Ao reler essa passagem da nossa literatura, não podemos deixar de pensar no quanto a realidade, no caso brasileiro contemporâneo, tem visto encurtadas as distâncias que a separam propriamente da ficção. Quando o “Bruxo do Cosme Velho” escreveu aquelas linhas, pôde mirar muitas retóricas políticas vazias, mais preocupadas com alguma pretensão personalista, desvinculada de interesses públicos reais.

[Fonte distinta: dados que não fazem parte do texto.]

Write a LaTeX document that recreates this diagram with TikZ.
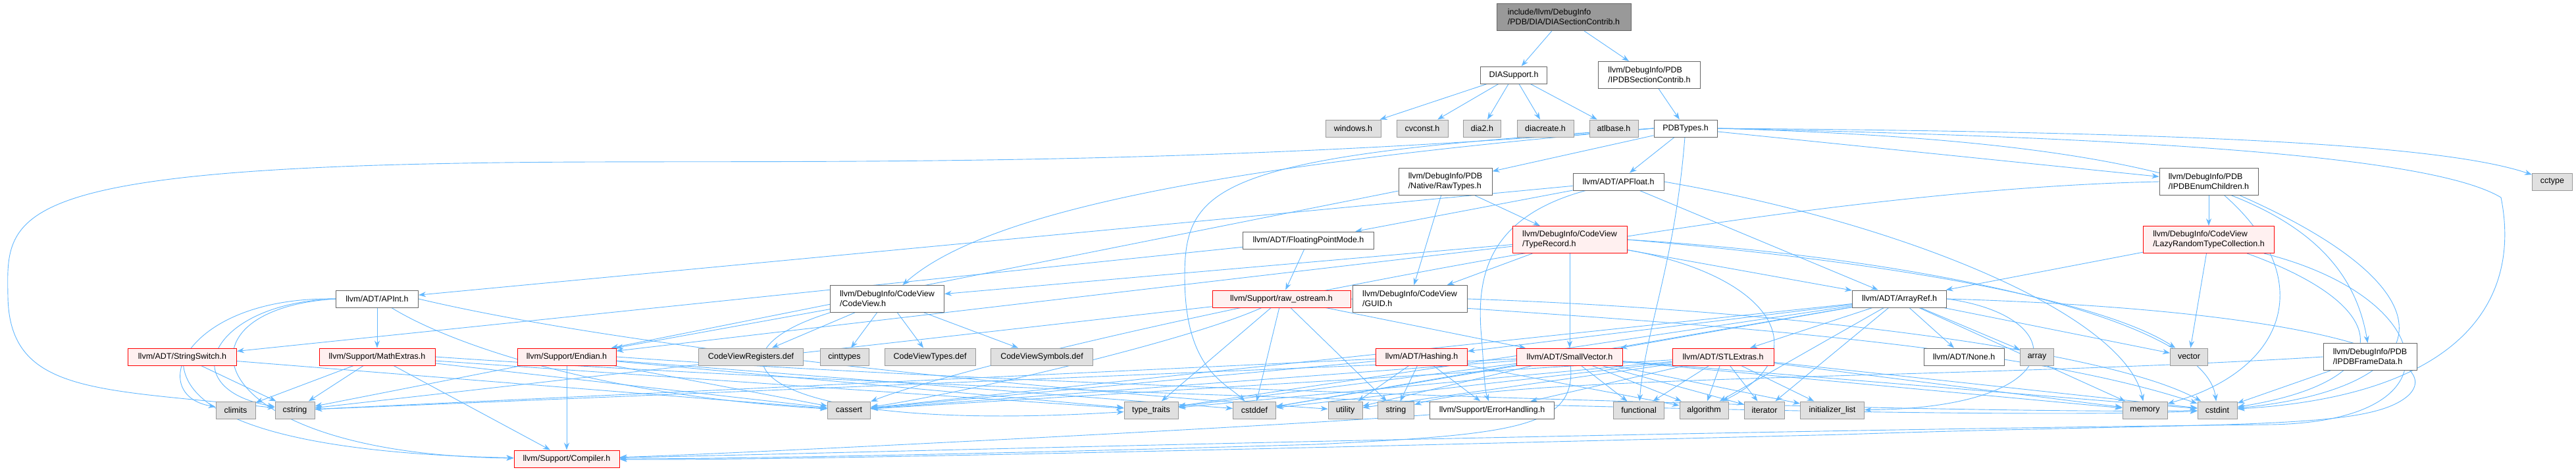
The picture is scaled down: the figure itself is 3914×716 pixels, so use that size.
\documentclass[tikz,border=0pt]{standalone}
\usepackage{fontspec}
\setmainfont{Liberation Sans}
\usetikzlibrary{arrows.meta,backgrounds}
\definecolor{edgeblue}{HTML}{63B8FF}
\definecolor{grayforty}{HTML}{666666}
\definecolor{graysixty}{HTML}{999999}
\definecolor{sysfill}{HTML}{E0E0E0}
\definecolor{truncfill}{HTML}{FFF0F0}
\begin{document}
\begin{tikzpicture}[x=1pt,y=-1pt,>={Stealth[length=11pt,width=8pt]},
  filebox/.style={rectangle,line width=1pt,inner sep=3pt,minimum height=26pt,font=\fontsize{12.5}{15}\selectfont,align=left},
  tall/.style={minimum height=41pt},
  hdr/.style={filebox,draw=grayforty,fill=white},
  sys/.style={filebox,draw=graysixty,fill=sysfill},
  trunc/.style={filebox,draw=red,fill=truncfill},
  rootbox/.style={filebox,draw=grayforty,fill=graysixty},
  dep/.style={->,draw=edgeblue,line width=0.9pt}]
\useasboundingbox (0,0) rectangle (3914,716);
\node[rootbox,tall,minimum width=204pt] (root) at (2376,26) {include/llvm/DebugInfo\\/PDB/DIA/DIASectionContrib.h};
\node[hdr,minimum width=101pt] (diasup) at (2300,114) {DIASupport.h};
\node[hdr,tall,minimum width=155pt] (seccontrib) at (2506,114) {llvm/DebugInfo/PDB\\/IPDBSectionContrib.h};
\node[sys,minimum width=84pt] (windows) at (2056,195) {windows.h};
\node[sys,minimum width=78pt] (cvconst) at (2161,195) {cvconst.h};
\node[sys,minimum width=57pt] (diatwo) at (2252,195) {dia2.h};
\node[sys,minimum width=86pt] (diacreate) at (2348,195) {diacreate.h};
\node[sys,minimum width=74pt] (atlbase) at (2452,195) {atlbase.h};
\node[hdr,minimum width=96pt] (pdbtypes) at (2561,195) {PDBTypes.h};
\node[hdr,tall,minimum width=142pt] (rawtypes) at (2196,276) {llvm/DebugInfo/PDB\\/Native/RawTypes.h};
\node[hdr,minimum width=138pt] (apfloat) at (2459,276) {llvm/ADT/APFloat.h};
\node[hdr,tall,minimum width=150pt] (enumchildren) at (3356,276) {llvm/DebugInfo/PDB\\/IPDBEnumChildren.h};
\node[sys,minimum width=61pt] (cctype) at (3878,276) {cctype};
\node[hdr,minimum width=199pt] (fpmode) at (1988,365) {llvm/ADT/FloatingPointMode.h};
\node[trunc,tall,minimum width=174pt] (typerecord) at (2385,364) {llvm/DebugInfo/CodeView\\/TypeRecord.h};
\node[trunc,tall,minimum width=199pt] (lazycoll) at (3356,364) {llvm/DebugInfo/CodeView\\/LazyRandomTypeCollection.h};
\node[hdr,minimum width=125pt] (apint) at (573,454) {llvm/ADT/APInt.h};
\node[hdr,tall,minimum width=173pt] (codeview) at (1348,454) {llvm/DebugInfo/CodeView\\/CodeView.h};
\node[trunc,minimum width=210pt] (rawostream) at (1947,454) {llvm/Support/raw\_ostream.h};
\node[hdr,tall,minimum width=174pt] (guid) at (2142,454) {llvm/DebugInfo/CodeView\\/GUID.h};
\node[hdr,minimum width=143pt] (arrayref) at (2886,454) {llvm/ADT/ArrayRef.h};
\node[trunc,minimum width=165pt] (strswitch) at (277,542) {llvm/ADT/StringSwitch.h};
\node[trunc,minimum width=176pt] (mathextras) at (573,542) {llvm/Support/MathExtras.h};
\node[trunc,minimum width=150pt] (endian) at (861,542) {llvm/Support/Endian.h};
\node[sys,minimum width=159pt] (cvregs) at (1141,542) {CodeViewRegisters.def};
\node[sys,minimum width=74pt] (cinttypes) at (1283,542) {cinttypes};
\node[sys,minimum width=138pt] (cvtypes) at (1413,542) {CodeViewTypes.def};
\node[sys,minimum width=155pt] (cvsyms) at (1583,542) {CodeViewSymbols.def};
\node[trunc,minimum width=139pt] (hashing) at (2160,542) {llvm/ADT/Hashing.h};
\node[trunc,minimum width=161pt] (smallvec) at (2385,542) {llvm/ADT/SmallVector.h};
\node[trunc,minimum width=154pt] (stlextras) at (2618,542) {llvm/ADT/STLExtras.h};
\node[hdr,minimum width=122pt] (none) at (2984,542) {llvm/ADT/None.h};
\node[sys,minimum width=51pt] (array) at (3095,542) {array};
\node[sys,minimum width=57pt] (vector) at (3326,542) {vector};
\node[hdr,tall,minimum width=142pt] (framedata) at (3601,542) {llvm/DebugInfo/PDB\\/IPDBFrameData.h};
\node[sys,minimum width=60pt] (climits) at (358,623) {climits};
\node[sys,minimum width=60pt] (cstring) at (448,623) {cstring};
\node[sys,minimum width=65pt] (cassert) at (1290,623) {cassert};
\node[sys,minimum width=82pt] (typetraits) at (1749,623) {type\_traits};
\node[sys,minimum width=65pt] (cstddef) at (1906,623) {cstddef};
\node[sys,minimum width=52pt] (utility) at (2044,623) {utility};
\node[sys,minimum width=55pt] (string) at (2121,623) {string};
\node[hdr,minimum width=189pt] (errhandling) at (2267,623) {llvm/Support/ErrorHandling.h};
\node[sys,minimum width=77pt] (functional) at (2490,623) {functional};
\node[sys,minimum width=74pt] (algorithm) at (2589,623) {algorithm};
\node[sys,minimum width=61pt] (iterator) at (2681,623) {iterator};
\node[sys,minimum width=97pt] (initlist) at (2784,623) {initializer\_list};
\node[sys,minimum width=68pt] (memory) at (3259,623) {memory};
\node[sys,minimum width=60pt] (cstdint) at (3369,623) {cstdint};
\node[trunc,minimum width=160pt] (compiler) at (861,697) {llvm/Support/Compiler.h};
\begin{scope}[on background layer]
\fill[white] (0,0) rectangle (3914,716);
\draw[dep] (root) -- (diasup);
\draw[dep] (root) -- (seccontrib);
\draw[dep] (diasup) -- (windows);
\draw[dep] (diasup) -- (cvconst);
\draw[dep] (diasup) -- (diatwo);
\draw[dep] (diasup) -- (diacreate);
\draw[dep] (diasup) -- (atlbase);
\draw[dep] (seccontrib) -- (pdbtypes);
\draw[dep] (pdbtypes) -- (rawtypes);
\draw[dep] (pdbtypes) -- (apfloat);
\draw[dep] (pdbtypes) -- (enumchildren);
\draw[dep] (pdbtypes.east) .. controls (3250,200) and (3700,215) .. (cctype);
\draw[dep] (pdbtypes.west) .. controls (2000,240) and (1520,300) .. (codeview);
\draw[dep] (pdbtypes.west) .. controls (1850,235) and (1800,280) .. (1800,420) .. controls (1800,560) and (1860,580) .. (cstddef);
\draw[dep] (pdbtypes.west) .. controls (1700,262) and (1100,240) .. (700,248) .. controls (0,260) and (10,330) .. (12,450) .. controls (14,600) and (150,590) .. (cstring);
\draw[dep] (pdbtypes) .. controls (2545,400) and (2500,500) .. (functional);
\draw[dep] (pdbtypes.east) .. controls (3300,215) and (3560,300) .. (framedata);
\draw[dep] (pdbtypes.east) .. controls (3300,210) and (3700,240) .. (3800,300) .. controls (3830,450) and (3750,600) .. (cstdint);
\draw[dep] (rawtypes) -- (guid);
\draw[dep] (rawtypes) -- (typerecord);
\draw[dep] (rawtypes) -- (endian);
\draw[dep] (apfloat) -- (apint);
\draw[dep] (apfloat) -- (fpmode);
\draw[dep] (apfloat) .. controls (2260,330) and (2245,420) .. (2250,500) .. controls (2255,560) and (2255,590) .. (errhandling);
\draw[dep] (apfloat) -- (arrayref);
\draw[dep] (apfloat.east) .. controls (2900,340) and (3230,480) .. (memory);
\draw[dep] (enumchildren) -- (lazycoll);
\draw[dep] (enumchildren.west) .. controls (2600,290) and (1500,540) .. (cassert);
\draw[dep] (enumchildren) .. controls (3520,420) and (3480,560) .. (memory);
\draw[dep] (enumchildren) .. controls (3750,450) and (3700,590) .. (cstdint);
\draw[dep] (lazycoll) -- (arrayref);
\draw[dep] (lazycoll) -- (vector);
\draw[dep] (lazycoll) .. controls (3650,470) and (3640,580) .. (cstdint);
\draw[dep] (lazycoll) .. controls (3700,450) and (3750,640) .. (3450,645) .. controls (2500,655) and (1200,690) .. (compiler);
\draw[dep] (framedata) -- (cstdint);
\draw[dep] (framedata.west) .. controls (3000,575) and (2300,570) .. (string);
\draw[dep] (typerecord) -- (guid);
\draw[dep] (typerecord) -- (smallvec);
\draw[dep] (typerecord) -- (arrayref);
\draw[dep] (typerecord) -- (codeview);
\draw[dep] (typerecord) -- (endian);
\draw[dep] (typerecord) .. controls (2700,420) and (2760,540) .. (algorithm);
\draw[dep] (typerecord.east) .. controls (2900,400) and (3200,460) .. (vector);
\draw[dep] (typerecord.east) .. controls (2900,390) and (3350,480) .. (cstdint);
\draw[dep] (fpmode) -- (rawostream);
\draw[dep] (fpmode) -- (strswitch);
\draw[dep] (codeview) -- (cvregs);
\draw[dep] (codeview) -- (cinttypes);
\draw[dep] (codeview) -- (cvtypes);
\draw[dep] (codeview) -- (cvsyms);
\draw[dep] (codeview) -- (endian);
\draw[dep] (codeview.south west) .. controls (1050,540) and (1150,660) .. (typetraits);
\draw[dep] (rawostream) -- (cstring);
\draw[dep] (rawostream) .. controls (1800,520) and (1450,600) .. (cassert);
\draw[dep] (rawostream) -- (typetraits);
\draw[dep] (rawostream) -- (cstddef);
\draw[dep] (rawostream) -- (string);
\draw[dep] (rawostream) -- (smallvec);
\draw[dep] (rawostream.east) .. controls (2300,480) and (3000,500) .. (cstdint);
\draw[dep] (guid.east) .. controls (2700,470) and (3200,530) .. (cstdint);
\draw[dep] (apint) -- (mathextras);
\draw[dep] (apint.west) .. controls (280,450) and (220,600) .. (climits);
\draw[dep] (apint.west) .. controls (320,460) and (260,590) .. (cstring);
\draw[dep] (apint.west) .. controls (250,470) and (300,690) .. (compiler);
\draw[dep] (apint) .. controls (680,520) and (900,600) .. (cassert);
\draw[dep] (apint.east) .. controls (1000,540) and (1700,600) .. (utility);
\draw[dep] (strswitch) .. controls (290,650) and (500,690) .. (compiler);
\draw[dep] (strswitch) -- (cstring);
\draw[dep] (strswitch) -- (cassert);
\draw[dep] (mathextras) -- (climits);
\draw[dep] (mathextras) -- (cstring);
\draw[dep] (mathextras) -- (compiler);
\draw[dep] (mathextras) -- (cassert);
\draw[dep] (mathextras) -- (typetraits);
\draw[dep] (mathextras.east) .. controls (1500,600) and (3000,640) .. (cstdint);
\draw[dep] (endian) -- (compiler);
\draw[dep] (endian) -- (cstring);
\draw[dep] (endian) -- (cassert);
\draw[dep] (endian) -- (typetraits);
\draw[dep] (endian) -- (cstddef);
\draw[dep] (endian.east) .. controls (1600,590) and (3000,630) .. (cstdint);
\draw[dep] (hashing) -- (utility);
\draw[dep] (hashing) -- (string);
\draw[dep] (hashing) -- (errhandling);
\draw[dep] (hashing) -- (cassert);
\draw[dep] (hashing) -- (cstring);
\draw[dep] (hashing) -- (algorithm);
\draw[dep] (smallvec) .. controls (2395,650) and (2300,660) .. (2000,675) .. controls (1500,690) and (1100,697) .. (compiler);
\draw[dep] (smallvec) -- (functional);
\draw[dep] (smallvec) -- (algorithm);
\draw[dep] (smallvec) -- (iterator);
\draw[dep] (smallvec) -- (initlist);
\draw[dep] (smallvec) -- (memory);
\draw[dep] (smallvec) -- (cstdint);
\draw[dep] (smallvec) -- (cassert);
\draw[dep] (smallvec) -- (cstring);
\draw[dep] (smallvec) -- (typetraits);
\draw[dep] (smallvec) -- (cstddef);
\draw[dep] (smallvec) -- (utility);
\draw[dep] (stlextras) -- (errhandling);
\draw[dep] (stlextras) -- (functional);
\draw[dep] (stlextras) -- (algorithm);
\draw[dep] (stlextras) -- (iterator);
\draw[dep] (stlextras) -- (initlist);
\draw[dep] (stlextras) -- (memory);
\draw[dep] (stlextras) -- (cstdint);
\draw[dep] (stlextras) -- (utility);
\draw[dep] (stlextras) -- (cassert);
\draw[dep] (stlextras) -- (cstddef);
\draw[dep] (stlextras) -- (typetraits);
\draw[dep] (arrayref) -- (hashing);
\draw[dep] (arrayref) -- (smallvec);
\draw[dep] (arrayref) -- (stlextras);
\draw[dep] (arrayref) -- (none);
\draw[dep] (arrayref) -- (array);
\draw[dep] (arrayref) -- (vector);
\draw[dep] (arrayref) -- (memory);
\draw[dep] (arrayref) -- (algorithm);
\draw[dep] (arrayref) -- (iterator);
\draw[dep] (arrayref.east) .. controls (3150,480) and (3150,620) .. (initlist);
\draw[dep] (arrayref) -- (cassert);
\draw[dep] (arrayref) -- (cstddef);
\draw[dep] (arrayref) -- (typetraits);
\draw[dep] (arrayref.east) .. controls (3500,470) and (3720,540) .. (3660,600) .. controls (3600,655) and (3400,640) .. (2800,660) .. controls (2000,680) and (1200,700) .. (compiler);
\draw[dep] (errhandling) .. controls (1900,650) and (1100,690) .. (compiler);
\end{scope}
\end{tikzpicture}
\end{document}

No caso do defunto narrador, sua fala na tribuna do Parlamento visava ao ganho de notoriedade, de maneira que ele pudesse, em algum momento, desestabilizar o gabinete ministerial, derrubando seu titular e assumindo o almejado posto de ministro de Estado. Ironia da pena da galhofa, a alocução caricata acabaria levando à perda do assento de Brás na Câmara.
Cubas fingia ocupar-se de interesses da nação, argumentando, por exemplo, que “a barretina, por seu peso, abatia a cabeça dos cidadãos, e a pátria precisava de cidadãos cuja fronte pudesse levantar-se altiva e serena diante do poder”. Era tal o subnível da proposta política! Mas Machado de Assis, creio, talvez não imaginasse que, um dia, pautas tão prescindíveis e caricatas quanto as de seu personagem dominariam, e com certa recorrência, dias e dias em esferas de poder no Brasil real.

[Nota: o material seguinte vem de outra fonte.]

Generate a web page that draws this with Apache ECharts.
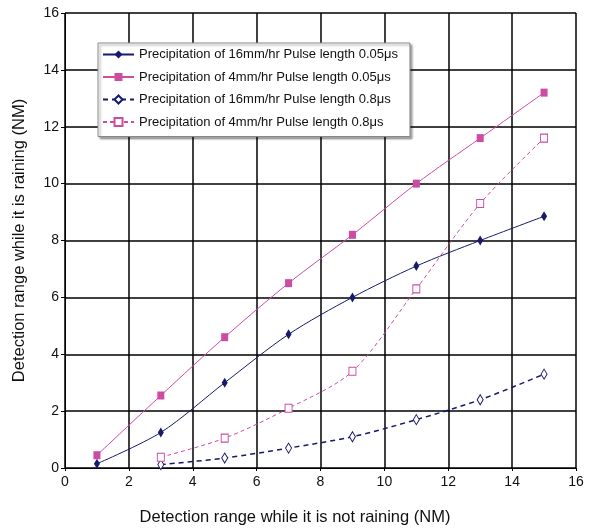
<!DOCTYPE html>
<html><head><meta charset="utf-8">
<script src="https://cdn.jsdelivr.net/npm/echarts@6/dist/echarts.min.js"></script>
<style>html,body{margin:0;padding:0;background:#fff}#c{width:594px;height:531px}</style>
</head><body><div id="c"></div>
<script>
var seriesNames = [
  'Precipitation of 16mm/hr Pulse length 0.05\u03bcs',
  'Precipitation of 4mm/hr Pulse length 0.05\u03bcs',
  'Precipitation of 16mm/hr Pulse length 0.8\u03bcs',
  'Precipitation of 4mm/hr Pulse length 0.8\u03bcs'
];
var xShort = [1, 3, 5, 7, 9, 11, 13, 15];
var xLong = [3, 5, 7, 9, 11, 13, 15];
var s16short = [0.15, 1.25, 3.0, 4.7, 6.0, 7.1, 8.0, 8.85];
var s4short = [0.45, 2.55, 4.6, 6.5, 8.2, 10.0, 11.6, 13.2];
var s16long = [0.12, 0.35, 0.7, 1.1, 1.7, 2.4, 3.3];
var s4long = [0.38, 1.05, 2.1, 3.4, 6.3, 9.3, 11.6];
var xTicks = [0, 2, 4, 6, 8, 10, 12, 14, 16];
var yTicks = [0, 2, 4, 6, 8, 10, 12, 14, 16];

function pairs(xs, ys) { return xs.map(function (x, i) { return [x, ys[i]]; }); }
var navy = '#16196c', pink = '#cc4ca3';
var font = 'Liberation Sans, Arial, sans-serif';

var chart = echarts.init(document.getElementById('c'));
chart.setOption({
  animation: false,
  grid: { left: 65, right: 18, top: 13, bottom: 61 },
  xAxis: {
    type: 'value', min: xTicks[0], max: xTicks[xTicks.length - 1], interval: 2,
    name: 'Detection range while it is not raining (NM)', nameLocation: 'middle', nameGap: 41,
    nameTextStyle: { color: '#111', fontSize: 16.5, fontFamily: font, padding: [0, 51, 0, 0] },
    axisLine: { lineStyle: { color: '#000', width: 1 } },
    axisTick: { show: true, length: 3, lineStyle: { color: '#000' } },
    axisLabel: { color: '#111', fontSize: 14, fontFamily: font, margin: 7 },
    splitLine: { lineStyle: { color: '#000', width: 1.5 } }
  },
  yAxis: {
    type: 'value', min: yTicks[0], max: yTicks[yTicks.length - 1], interval: 2,
    name: 'Detection range while it is raining (NM)', nameLocation: 'middle', nameGap: 37,
    nameTextStyle: { color: '#111', fontSize: 16.5, fontFamily: font },
    axisLine: { show: true, lineStyle: { color: '#000', width: 1 } },
    axisTick: { show: true, inside: false, length: 4, lineStyle: { color: '#000' } },
    axisLabel: { color: '#111', fontSize: 14, fontFamily: font, margin: 6 },
    splitLine: { lineStyle: { color: '#000', width: 1.5 } }
  },
  legend: {
    orient: 'vertical', left: 98, top: 43,
    backgroundColor: '#fff', borderColor: '#888', borderWidth: 1,
    shadowColor: 'rgba(0,0,0,0.35)', shadowOffsetX: 2, shadowOffsetY: 2, shadowBlur: 2,
    padding: [5, 12, 8, 4], itemGap: 9.5, itemWidth: 31, itemHeight: 10,
    textStyle: { color: '#111', fontSize: 13, fontFamily: font },
    data: seriesNames
  },
  series: [
    {
      name: seriesNames[0], type: 'line', smooth: 0.3, data: pairs(xShort, s16short),
      symbol: 'diamond', symbolSize: [6, 10],
      lineStyle: { color: navy, width: 1 }, itemStyle: { color: navy }
    },
    {
      name: seriesNames[1], type: 'line', smooth: 0.3, data: pairs(xShort, s4short),
      symbol: 'rect', symbolSize: [7, 8],
      lineStyle: { color: pink, width: 1 }, itemStyle: { color: pink }
    },
    {
      name: seriesNames[2], type: 'line', smooth: 0.3, data: pairs(xLong, s16long),
      symbol: 'diamond', symbolSize: [6, 10],
      lineStyle: { color: navy, width: 1.5, type: [5, 4] },
      itemStyle: { color: '#fff', borderColor: navy, borderWidth: 1 }
    },
    {
      name: seriesNames[3], type: 'line', smooth: 0.3, data: pairs(xLong, s4long),
      symbol: 'rect', symbolSize: [7, 8],
      lineStyle: { color: pink, width: 1, type: [4, 3] },
      itemStyle: { color: '#fff', borderColor: pink, borderWidth: 1 }
    }
  ]
});
</script>
</body></html>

Como se não bastasse uma pandemia, com trágico e elevado número de vítimas, temos lidado, de um lado, com alta taxa de desemprego e inflação, aprofundamento de quadros de insegurança alimentar, crescimento da evasão escolar, ampliação de casos de violência contra minorias e grupos vulneráveis, entre outros graves problemas; e, de outro lado, crise ambiental, crise energética e uma verdadeira viravolta em nossa imagem na política externa.
Enquanto isso, porém, nos temos visto obrigados a ouvir, na ordem do dia, na esfera pública, pautas como voto impresso e ameaças às eleições, ataques a poderes da República, tentativas de cerceamento a críticos políticos —ideias que vão na contramão de um ensino superior para todos e de uma educação inclusiva... E isso sem falar na continuidade de fake news em torno da Covid-19 (e a máscara permanece alvo, a esta altura do campeonato!). Enfim, a listagem é extensa e nem está completa.
No caso de Brás Cubas, o disparatado ao menos era, por si só, inócuo; mas os tópicos que nos têm rodeado denotam um status preocupante do nosso Estado de Direito. A razão, tal como na perspicaz tela de Goya, parece estar em um sono prolongado em nosso país, dando margem à metáfora das fantasmagorias: entre elas, fissuras no arcabouço da democracia e obscurantismos.
Machado era um arguto observador de seu tempo e país e continua atualíssimo, ajudando-nos a pensar a nossa época. “O danado não morreu”, já disse Carlos Drummond de Andrade ao comentar as lentes analíticas do escritor. O mesmo Machado já nos expôs, uma vez, uma dualidade do Brasil: “O país real, esse é bom, revela os melhores instintos; mas o país oficial, esse é caricato e burlesco”. Que não tarde a vermos, em meio a essa dialética, prevalecer o Brasil dos melhores instintos, um que faça jus à nossa história de lutas pela conquista e defesa de direitos e de busca por uma sociedade de cidadania consciente.